Field Name Data Type - Redshift Data Type - Athena Description
event_timestamp TIMESTAMP STRING The timestamp of when the event occurred.
event_id VARCHAR STRING The ID of the event.
event_name VARCHAR STRING The name of the event.
platform VARCHAR STRING The platform associated with the event.
user_pseudo_id VARCHAR STRING The pseudonymous ID generated by the SDK for the user.
user_id VARCHAR STRING The unique ID assigned to a user through the setUserId() API.
item_id VARCHAR STRING The ID of the item.
name VARCHAR STRING The name of the item.
brand VARCHAR STRING The brand of the item.
currency VARCHAR STRING The currency associated with the item price.
price DOUBLE PRECISION DOUBLE The price of the item.
quantity DOUBLE PRECISION DOUBLE The quantity of the item in the event.

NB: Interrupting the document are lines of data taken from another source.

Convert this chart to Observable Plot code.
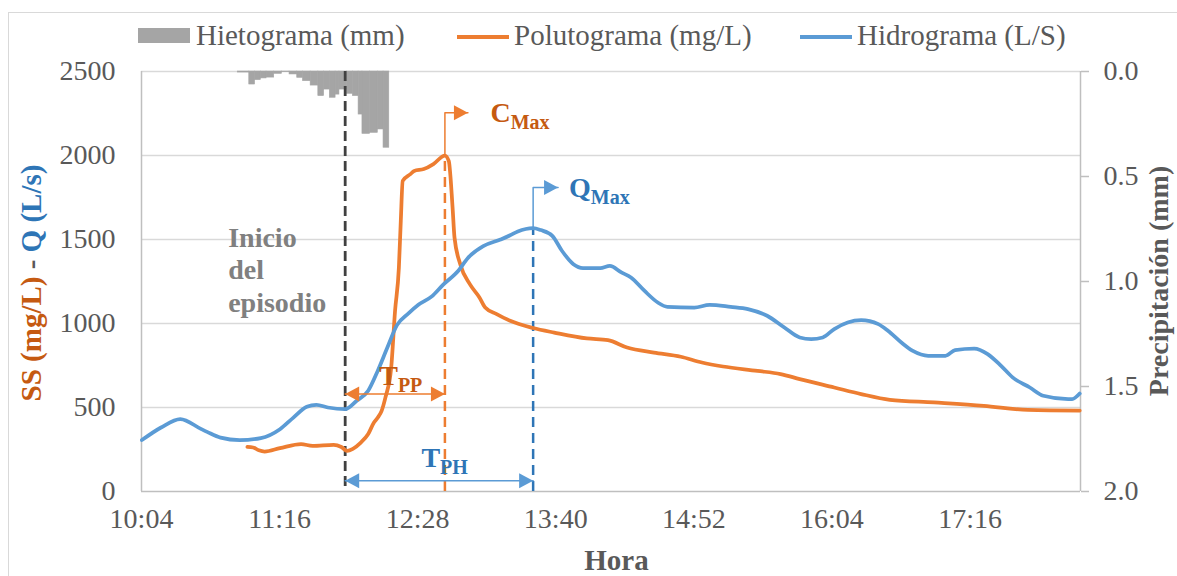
<!DOCTYPE html>
<html>
<head>
<meta charset="utf-8">
<script src="https://cdn.jsdelivr.net/npm/d3@7"></script>
<script src="https://cdn.jsdelivr.net/npm/@observablehq/plot@0.6"></script>
<style>
  body { margin: 0; background: #fff; font-family: "Liberation Serif", "Times New Roman", serif; }
  #wrap { position: relative; width: 1177px; height: 576px; overflow: hidden; background: #fff; }
  #frame { position: absolute; left: 8px; top: 12px; width: 1200px; height: 620px; border: 1px solid #D9D9D9; box-sizing: border-box; pointer-events: none; }
  #legend { position: relative; height: 56px; }
  .lg { position: absolute; top: 19px; font-size: 29px; line-height: 32px; color: #595959; white-space: nowrap; }
  .sw { position: absolute; }
  #chart { position: relative; }
  #chart svg text { font-family: "Liberation Serif", "Times New Roman", serif; }
</style>
</head>
<body>
<div id="wrap">
  <div id="frame"></div>
  <div id="legend">
    <div class="sw" style="left:138px;top:28px;width:52px;height:15px;background:#A5A5A5"></div>
    <div class="lg" style="left:196px">Hietograma (mm)</div>
    <div class="sw" style="left:457px;top:35px;width:52px;height:4px;background:#ED7D31"></div>
    <div class="lg" style="left:514px">Polutograma (mg/L)</div>
    <div class="sw" style="left:800px;top:35px;width:52px;height:4px;background:#5B9BD5"></div>
    <div class="lg" style="left:857px">Hidrograma (L/S)</div>
  </div>
  <div id="chart"></div>
</div>
<script>
// ---------------- DATA ----------------
// Hidrograma (L/s)
const hidroTimes = ["10:05","10:15","10:25","10:36","10:39","10:46","10:56","11:07","11:17","11:24","11:31","11:36","11:42","11:51","11:57","12:03","12:08","12:13","12:18","12:24","12:29","12:36","12:42","12:50","12:55","13:03","13:12","13:17","13:21","13:29","13:33","13:39","13:44","13:50","13:55","14:04","14:09","14:15","14:20","14:27","14:34","14:39","14:53","15:01","15:12","15:21","15:31","15:40","15:48","15:54","16:00","16:06","16:13","16:20","16:29","16:34","16:41","16:47","16:55","17:04","17:09","17:19","17:26","17:33","17:39","17:48","17:55","18:08","18:10","18:14"];
const hidroValues = [306,381,431,371,355,321,306,318,371,440,504,516,500,490,540,600,719,857,990,1060,1110,1160,1230,1314,1390,1460,1500,1525,1548,1568,1556,1522,1433,1353,1330,1330,1343,1304,1274,1195,1125,1099,1095,1111,1099,1086,1046,976,917,907,917,967,1006,1020,996,957,887,837,808,808,842,851,818,748,679,619,570,550,550,583];

// Polutograma (mg/L)
const poluTimes = ["11:00","11:03","11:06","11:09","11:17","11:28","11:34","11:45","11:49","11:52","11:55","11:59","12:03","12:06","12:08","12:10","12:12","12:15","12:17","12:19","12:20","12:21","12:25","12:27","12:32","12:37","12:43","12:45","12:47","12:48","12:51","12:56","13:01","13:04","13:10","13:17","13:29","13:40","13:57","14:08","14:18","14:32","14:46","14:57","15:08","15:26","15:38","15:48","16:06","16:20","16:35","16:58","17:24","17:47","18:14"];
const poluValues = [265,262,245,238,258,282,272,278,265,242,254,290,342,411,440,480,560,738,1075,1333,1611,1849,1889,1908,1919,1949,2000,1968,1690,1512,1353,1234,1155,1095,1056,1016,973,946,911,901,857,827,802,768,744,718,699,669,619,580,546,530,510,486,482];

// Hietograma (mm): start time of each interval, plus the end of the last one
const hietoTimes = ["10:55","11:01","11:04","11:07","11:10","11:14","11:18","11:22","11:26","11:29","11:33","11:37","11:40","11:43","11:46","11:48","11:52","11:55","11:58","12:00","12:04","12:08","12:11"];
const hietoEnd = "12:14";
const hietoValues = [0.005,0.062,0.041,0.033,0.029,0.011,0.003,0.014,0.030,0.046,0.067,0.117,0.086,0.125,0.110,0.086,0.106,0.117,0.205,0.297,0.292,0.276,0.363];

// Axes
const xTickDays = [0.42,0.47,0.52,0.57,0.62,0.67,0.72];
const xTickLabels = ["10:04","11:16","12:28","13:40","14:52","16:04","17:16"];
const xDomainDays = [0.42,0.76];
const yTicks = [0,500,1000,1500,2000,2500];
const yTickLabels = ["0","500","1000","1500","2000","2500"];
const mmTicks = [0,0.5,1,1.5,2];
const mmTickLabels = ["0.0","0.5","1.0","1.5","2.0"];

// Annotations (event times / levels)
const inicioTime = "11:51";
const inicioLabel = "Inicio\ndel\nepisodio";
const inicioLabelTime = "10:50", inicioLabelValue = 1590;
const cmaxTime = "12:43", cmaxValue = 2000, cmaxLeaderValue = 2254, cmaxArrowTime = "12:55";
const qmaxTime = "13:29", qmaxValue = 1568, qmaxLeaderValue = 1810, qmaxArrowTime = "13:42";
const tppValue = 581, tphValue = 64;
const labelMain   = ["C","Q","T","T"];
const labelSub    = ["Max","Max","PP","PH"];
const labelTimes  = ["13:07","13:48","12:09","12:31"];
const labelValues = [2195,1748,629,141];
const labelColors = ["#C55A11","#2E75B6","#C55A11","#2E75B6"];

// ---------------- BUILD ----------------
const FONT = '"Liberation Serif", "Times New Roman", serif';
const toDay = s => { const [h, m] = s.split(":").map(Number); return (h * 60 + m) / 1440; };
const Y_MAX = 2500, MM_MAX = 2.0, K = Y_MAX / MM_MAX;
const mmToY = mm => Y_MAX - mm * K;

const hidro = hidroTimes.map((t, i) => ({t: toDay(t), v: hidroValues[i]}));
const polu = poluTimes.map((t, i) => ({t: toDay(t), v: poluValues[i]}));
const hieto = hietoTimes.map((t, i) => ({
  x1: toDay(t),
  x2: toDay(i + 1 < hietoTimes.length ? hietoTimes[i + 1] : hietoEnd),
  top: Y_MAX,
  bot: mmToY(hietoValues[i])
}));

const tIni = toDay(inicioTime), tC = toDay(cmaxTime), tQ = toDay(qmaxTime);
const cLeader = [{t: tC, v: cmaxValue}, {t: tC, v: cmaxLeaderValue}, {t: toDay(cmaxArrowTime), v: cmaxLeaderValue}];
const qLeader = [{t: tQ, v: qmaxValue}, {t: tQ, v: qmaxLeaderValue}, {t: toDay(qmaxArrowTime), v: qmaxLeaderValue}];
const tpp = [{t: tIni, v: tppValue}, {t: tC, v: tppValue}];
const tph = [{t: tIni, v: tphValue}, {t: tQ, v: tphValue}];

const triR = {draw(ctx) { ctx.moveTo(0, 0); ctx.lineTo(-14, -7.5); ctx.lineTo(-14, 7.5); ctx.closePath(); }};
const triL = {draw(ctx) { ctx.moveTo(0, 0); ctx.lineTo(14, -7.5); ctx.lineTo(14, 7.5); ctx.closePath(); }};

const plot = Plot.plot({
  width: 1177,
  height: 520,
  marginLeft: 141,
  marginRight: 97,
  marginTop: 15,
  marginBottom: 85,
  style: {fontFamily: FONT, fontSize: "28px", color: "#595959", background: "transparent", overflow: "visible"},
  x: {type: "linear", domain: xDomainDays},
  y: {domain: [0, Y_MAX]},
  marks: [
    Plot.ruleY(yTicks.slice(1), {stroke: "#D9D9D9", strokeWidth: 1.4}),
    Plot.rect(hieto, {x1: "x1", x2: "x2", y1: "top", y2: "bot", fill: "#A5A5A5", stroke: "#A5A5A5", strokeWidth: 0.6}),
    Plot.ruleX([xDomainDays[0], xDomainDays[1]], {stroke: "#BFBFBF", strokeWidth: 1.5}),
    Plot.ruleY([0], {stroke: "#BFBFBF", strokeWidth: 1.5}),
    Plot.axisX(xTickDays, {tickSize: 0, tickPadding: 17, label: null, tickFormat: d => xTickLabels[xTickDays.indexOf(d)]}),
    Plot.axisY(yTicks, {anchor: "left", tickSize: 0, tickPadding: 26, label: null, tickFormat: d => yTickLabels[yTicks.indexOf(d)]}),
    Plot.axisY(mmTicks.map(mmToY), {anchor: "right", tickSize: 8, tickPadding: 15, label: null, stroke: "#BFBFBF", strokeWidth: 1.5, tickFormat: v => mmTickLabels[mmTicks.indexOf((Y_MAX - v) / K)]}),
    // event rules
    Plot.ruleX([{t: tIni}], {x: "t", stroke: "#404040", strokeWidth: 2.8, strokeDasharray: "10,5"}),
    Plot.ruleX([{t: tC, y1: 0, y2: cmaxValue}], {x: "t", y1: "y1", y2: "y2", stroke: "#ED7D31", strokeWidth: 2.5, strokeDasharray: "10,6"}),
    Plot.ruleX([{t: tQ, y1: 0, y2: qmaxValue}], {x: "t", y1: "y1", y2: "y2", stroke: "#2E75B6", strokeWidth: 2.5, strokeDasharray: "10,6"}),
    // series
    Plot.line(polu, {x: "t", y: "v", stroke: "#ED7D31", strokeWidth: 3.75, curve: "monotone-x"}),
    Plot.line(hidro, {x: "t", y: "v", stroke: "#5B9BD5", strokeWidth: 3.75, curve: "monotone-x"}),
    // leaders and arrows
    Plot.line(cLeader, {x: "t", y: "v", stroke: "#ED7D31", strokeWidth: 1.5}),
    Plot.line(qLeader, {x: "t", y: "v", stroke: "#5B9BD5", strokeWidth: 1.5}),
    Plot.dot([cLeader[2]], {x: "t", y: "v", symbol: triR, fill: "#ED7D31", r: 5}),
    Plot.dot([qLeader[2]], {x: "t", y: "v", symbol: triR, fill: "#5B9BD5", r: 5}),
    Plot.line(tpp, {x: "t", y: "v", stroke: "#ED7D31", strokeWidth: 1.5}),
    Plot.line(tph, {x: "t", y: "v", stroke: "#5B9BD5", strokeWidth: 1.5}),
    Plot.dot([tpp[0]], {x: "t", y: "v", symbol: triL, fill: "#ED7D31", r: 5}),
    Plot.dot([tpp[1]], {x: "t", y: "v", symbol: triR, fill: "#ED7D31", r: 5}),
    Plot.dot([tph[0]], {x: "t", y: "v", symbol: triL, fill: "#5B9BD5", r: 5}),
    Plot.dot([tph[1]], {x: "t", y: "v", symbol: triR, fill: "#5B9BD5", r: 5}),
    // "Inicio del episodio"
    Plot.text([{t: toDay(inicioLabelTime), v: inicioLabelValue, label: inicioLabel}], {x: "t", y: "v", text: "label", textAnchor: "start", lineAnchor: "top", lineHeight: 1.15, fontSize: 28, fontWeight: "bold", fill: "#808080"})
  ]
});

document.getElementById("chart").appendChild(plot);

// Labels with subscripts and axis titles, placed through the plot's scales
const svg = d3.select(plot);
const xs = plot.scale("x"), ys = plot.scale("y");
labelMain.forEach((m, i) => {
  const t = svg.append("text")
    .attr("x", xs.apply(toDay(labelTimes[i])))
    .attr("y", ys.apply(labelValues[i]))
    .attr("text-anchor", "start")
    .attr("fill", labelColors[i])
    .attr("font-weight", "bold")
    .attr("font-size", 28);
  t.append("tspan").text(m);
  t.append("tspan").attr("font-size", 20).attr("dy", 7).text(labelSub[i]);
});

const yMid = (ys.apply(0) + ys.apply(Y_MAX)) / 2;
const xMid = (xs.apply(xDomainDays[0]) + xs.apply(xDomainDays[1])) / 2;

const lt = svg.append("text")
  .attr("transform", `translate(41,${yMid + 2}) rotate(-90)`)
  .attr("text-anchor", "middle")
  .attr("font-weight", "bold")
  .attr("font-size", 29);
lt.append("tspan").attr("fill", "#C55A11").text("SS (mg/L)");
lt.append("tspan").attr("fill", "#595959").text(" - ");
lt.append("tspan").attr("fill", "#2E75B6").text("Q (L/s)");

svg.append("text")
  .attr("transform", `translate(1168,${yMid}) rotate(-90)`)
  .attr("text-anchor", "middle")
  .attr("font-weight", "bold")
  .attr("font-size", 28)
  .attr("fill", "#595959")
  .text("Precipitación (mm)");

svg.append("text")
  .attr("x", xMid + 6)
  .attr("y", 514)
  .attr("text-anchor", "middle")
  .attr("font-weight", "bold")
  .attr("font-size", 29)
  .attr("fill", "#595959")
  .text("Hora");

svg.selectAll("text").attr("font-family", FONT);
</script>
</body>
</html>
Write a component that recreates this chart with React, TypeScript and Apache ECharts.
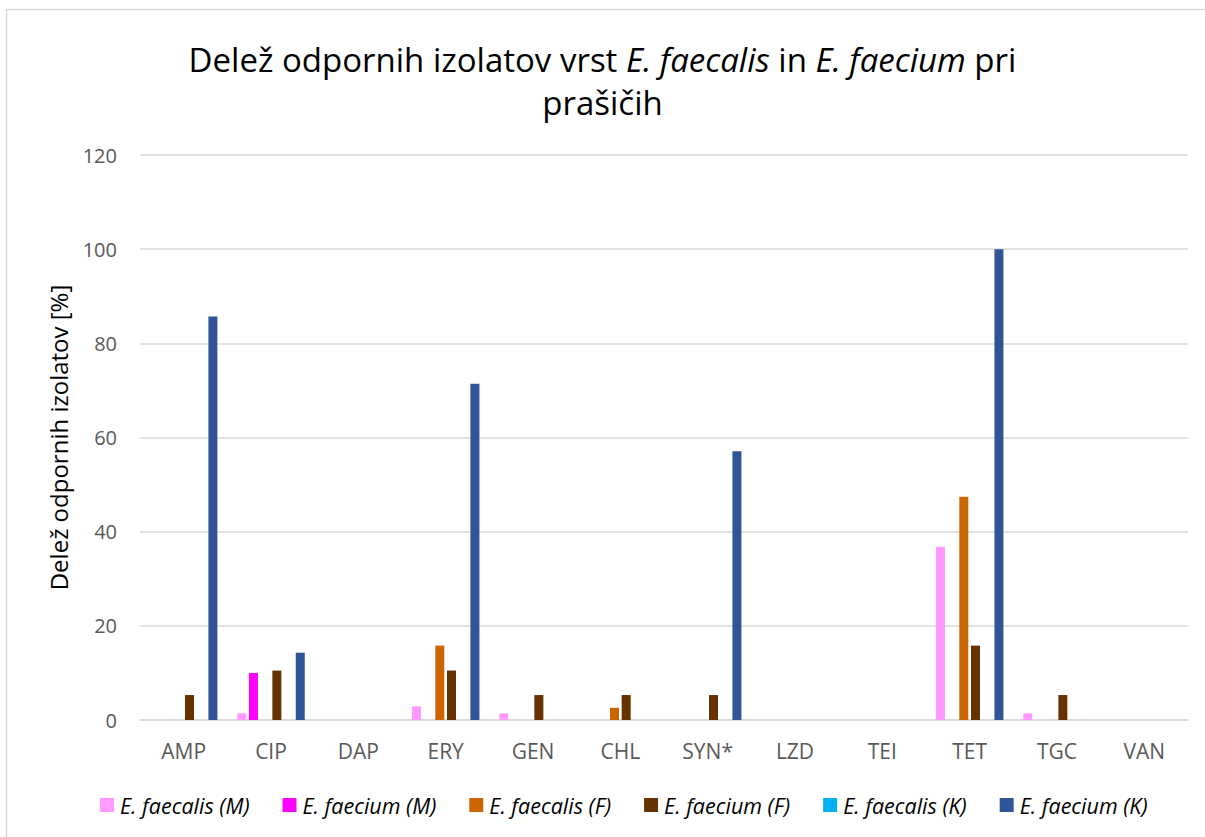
import React, { useEffect, useRef } from "react";
import * as echarts from "echarts";

const categories = ["AMP", "CIP", "DAP", "ERY", "GEN", "CHL", "SYN*", "LZD", "TEI", "TET", "TGC", "VAN"];
const seriesNames = ["E. faecalis (M)", "E. faecium (M)", "E. faecalis (F)", "E. faecium (F)", "E. faecalis (K)", "E. faecium (K)"];
const faecalisM = [0, 1.4, 0, 2.9, 1.4, 0, 0, 0, 0, 36.8, 1.4, 0];
const faeciumM = [0, 10, 0, 0, 0, 0, 0, 0, 0, 0, 0, 0];
const faecalisF = [0, 0, 0, 15.8, 0, 2.6, 0, 0, 0, 47.4, 0, 0];
const faeciumF = [5.3, 10.5, 0, 10.5, 5.3, 5.3, 5.3, 0, 0, 15.8, 5.3, 0];
const faecalisK = [0, 0, 0, 0, 0, 0, 0, 0, 0, 0, 0, 0];
const faeciumK = [85.7, 14.3, 0, 71.4, 0, 0, 57.1, 0, 0, 100, 0, 0];
const seriesData = [faecalisM, faeciumM, faecalisF, faeciumF, faecalisK, faeciumK];
const colors = ["#ff99ff", "#ff00ff", "#cc6600", "#663300", "#00b0f0", "#2f5597"];
const yTicks = { min: 0, max: 120, interval: 20 };

const FONT = "'Open Sans', 'Noto Sans', sans-serif";

export default function App() {
  const ref = useRef<HTMLDivElement>(null);
  useEffect(() => {
    if (!ref.current) return;
    const chart = echarts.init(ref.current, null, { renderer: "svg" });
    chart.setOption({
      animation: false,
      backgroundColor: "#ffffff",
      graphic: [
        {
          type: "rect",
          shape: { x: 6.5, y: 9.5, width: 1220, height: 850 },
          style: { fill: "none", stroke: "#d9d9d9", lineWidth: 1.5 },
          silent: true,
          z: -1,
        },
      ],
      title: {
        left: "center",
        top: 33,
        text: "{n|Delež odpornih izolatov vrst }{i|E. faecalis}{n| in }{i|E. faecium}{n| pri}\n{n|prašičih}",
        textStyle: {
          fontWeight: "normal",
          rich: {
            n: { fontFamily: FONT, fontSize: 33, fontWeight: "normal", color: "#000000", lineHeight: 43 },
            i: { fontFamily: FONT, fontSize: 33, fontWeight: "normal", color: "#000000", fontStyle: "italic", lineHeight: 43 },
          },
        },
      },
      legend: {
        top: 789,
        left: 95,
        icon: "rect",
        itemWidth: 14,
        itemHeight: 14,
        itemGap: 33,
        data: seriesNames,
        textStyle: { fontFamily: FONT, fontSize: 21.5, fontStyle: "italic", color: "#000000", padding: [0, 0, 0, 1] },
      },
      grid: { left: 140, right: 17, top: 155, bottom: 117, containLabel: false },
      xAxis: {
        type: "category",
        data: categories,
        axisLine: { lineStyle: { color: "#d9d9d9", width: 1.5 } },
        axisTick: { show: false },
        axisLabel: { color: "#595959", fontFamily: FONT, fontSize: 21, margin: 20 },
      },
      yAxis: {
        type: "value",
        min: yTicks.min,
        max: yTicks.max,
        interval: yTicks.interval,
        name: "Delež odpornih izolatov [%]",
        nameLocation: "middle",
        nameGap: 70,
        nameTextStyle: { color: "#000000", fontFamily: FONT, fontSize: 24 },
        axisLine: { show: false },
        axisTick: { show: false },
        splitLine: { lineStyle: { color: "#d9d9d9", width: 1.5 } },
        axisLabel: { color: "#595959", fontFamily: FONT, fontSize: 20, margin: 23 },
      },
      series: seriesNames.map((name, i) => ({
        name,
        type: "bar",
        data: seriesData[i],
        barWidth: 9,
        barGap: "30%",
        itemStyle: { color: colors[i] },
      })),
    });
    return () => chart.dispose();
  }, []);
  return (
    <div
      ref={ref}
      style={{ position: "fixed", left: 0, top: 0, width: 1205, height: 837 }}
    />
  );
}
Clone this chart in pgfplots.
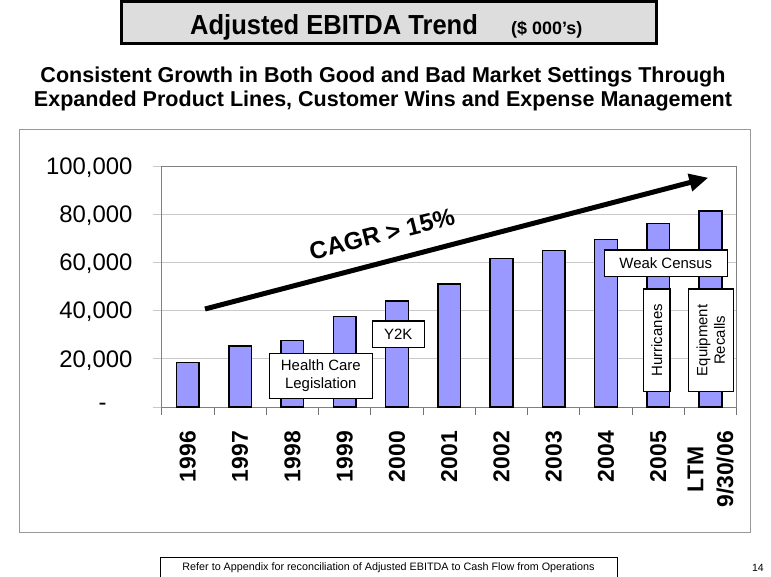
\documentclass[border=0pt]{standalone}
\usepackage{pgfplots}
\pgfplotsset{compat=1.18}
\usepackage{fontspec}
\setmainfont{Liberation Sans}
\usetikzlibrary{arrows.meta}
\definecolor{barblue}{RGB}{153,153,255}
\definecolor{titlegray}{RGB}{221,221,221}
\definecolor{axisgray}{RGB}{128,128,128}
\definecolor{gridgray}{RGB}{200,200,200}
\begin{document}
\begin{tikzpicture}
\path[use as bounding box] (0,0) rectangle (771bp,-577bp);
\begin{scope}[x=1bp,y=-1bp]
  % outer chart frame
  \draw[color=axisgray!80, line width=0.8bp] (19.3,129.3) rectangle (750,532.3);
  % title box
  \draw[line width=3bp, fill=titlegray] (121.5,1.5) rectangle (656,43);
  \node[anchor=base west, inner sep=0pt, font=\fontsize{25.6}{30}\selectfont\bfseries] at (190,34) {\scalebox{1}[1.08]{Adjusted EBITDA Trend}};
  \node[anchor=base west, inner sep=0pt, font=\fontsize{18}{22}\selectfont\bfseries] at (511,34) {(\$ 000’s)};
  % subtitle
  \node[align=center, inner sep=0pt, font=\fontsize{21.6}{25}\selectfont\bfseries] at (383,89) {Consistent Growth in Both Good and Bad Market Settings Through\\Expanded Product Lines, Customer Wins and Expense Management};
  % footer
  \draw[line width=1bp] (160,580) -- (160,557.3) -- (617.3,557.3) -- (617.3,580);
  \node[inner sep=0pt, font=\fontsize{10.8}{13}\selectfont] at (388.5,568) {Refer to Appendix for reconciliation of Adjusted EBITDA to Cash Flow from Operations};
  \node[inner sep=0pt, font=\fontsize{10.5}{13}\selectfont] at (758,568) {14};
\end{scope}

\begin{axis}[
  at={(161.7bp,-407bp)}, anchor=south west,
  width=575bp, height=241bp, scale only axis,
  xmin=-0.5, xmax=10.5, ymin=0, ymax=100000,
  ybar, bar width=22.7bp,
  axis line style={draw=axisgray, line width=0.8bp},
  tick align=outside, tick pos=left,
  xtick={0,1,2,3,4,5,6,7,8,9,10},
  xticklabels={1996,1997,1998,1999,2000,2001,2002,2003,2004,2005,{LTM\\9/30/06}},
  xtick style={draw=none},
  minor xtick={-0.5,0.5,1.5,2.5,3.5,4.5,5.5,6.5,7.5,8.5,9.5,10.5},
  minor x tick style={draw=axisgray!90!black, line width=0.8bp},
  minor tick length=8bp,
  major tick length=9bp,
  ytick={0,20000,40000,60000,80000,100000},
  yticklabels={{-\rule{26bp}{0pt}},{20,000},{40,000},{60,000},{80,000},{100,000}},
  ytick style={draw=gridgray, line width=0.8bp},
  ymajorgrids, grid style={draw=gridgray, line width=0.8bp},
  xticklabel shift=15bp,
  yticklabel shift=20bp,
  xticklabel style={rotate=90, anchor=east, inner sep=0pt, align=center,
    font=\fontsize{23}{30}\selectfont\bfseries},
  yticklabel style={anchor=east, inner sep=0pt, text depth=0pt,
    font=\fontsize{24}{28}\selectfont},
  scaled y ticks=false,
  clip=false,
]
\addplot[fill=barblue, draw=black, line width=1.5bp] coordinates {
 (0,18400) (1,25400) (2,27500) (3,37500) (4,44000) (5,51000)
 (6,61700) (7,64900) (8,69600) (9,76100) (10,81300)
};
\end{axis}

\begin{scope}[x=1bp,y=-1bp]
  % CAGR arrow
  \draw[line width=5bp, -{Triangle[length=19bp,width=17bp]}] (205,309) -- (708.3,177.7);
  \node[rotate=14, inner sep=0pt, font=\fontsize{24.5}{28}\selectfont\bfseries] at (382,234) {CAGR > 15\%};
  % annotation boxes
  \tikzset{anno/.style={draw=black, fill=white, line width=1.2bp, inner sep=0pt, align=center, font=\fontsize{15}{17.6}\selectfont}}
  \node[anno, minimum width=103bp, minimum height=45bp] at (320.8,375.8) {Health Care\\Legislation};
  \node[anno, minimum width=52bp, minimum height=26.3bp] at (398.3,334.2) {Y2K};
  \node[anno, minimum width=123bp, minimum height=26.7bp] at (665.8,263.3) {Weak Census};
  \node[anno, rotate=90, minimum width=102.7bp, minimum height=26.7bp] at (656.7,340.3) {Hurricanes};
  \node[anno, rotate=90, minimum width=102.7bp, minimum height=45bp] at (710.8,340.3) {Equipment\\Recalls};
\end{scope}
\end{tikzpicture}
\end{document}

creative_name VARCHAR STRING The name of the creative associated with the item.
creative_slot VARCHAR STRING The slot of the creative associated with the item.
location_id VARCHAR STRING The ID of the location associated with the item.
category VARCHAR STRING The category of the item.
category2 VARCHAR STRING The second category of the item.
category3 VARCHAR STRING The third category of the item.
category4 VARCHAR STRING The fourth category of the item.
category5 VARCHAR STRING The fifth category of the item.
custom_parameters_json_str VARCHAR STRING The JSON string representation of custom parameters.
custom_parameters SUPER MAP Additional custom parameters.
process_info SUPER MAP Additional process information.
created_time TIMESTAMP STRING The timestamp of when the item data was created.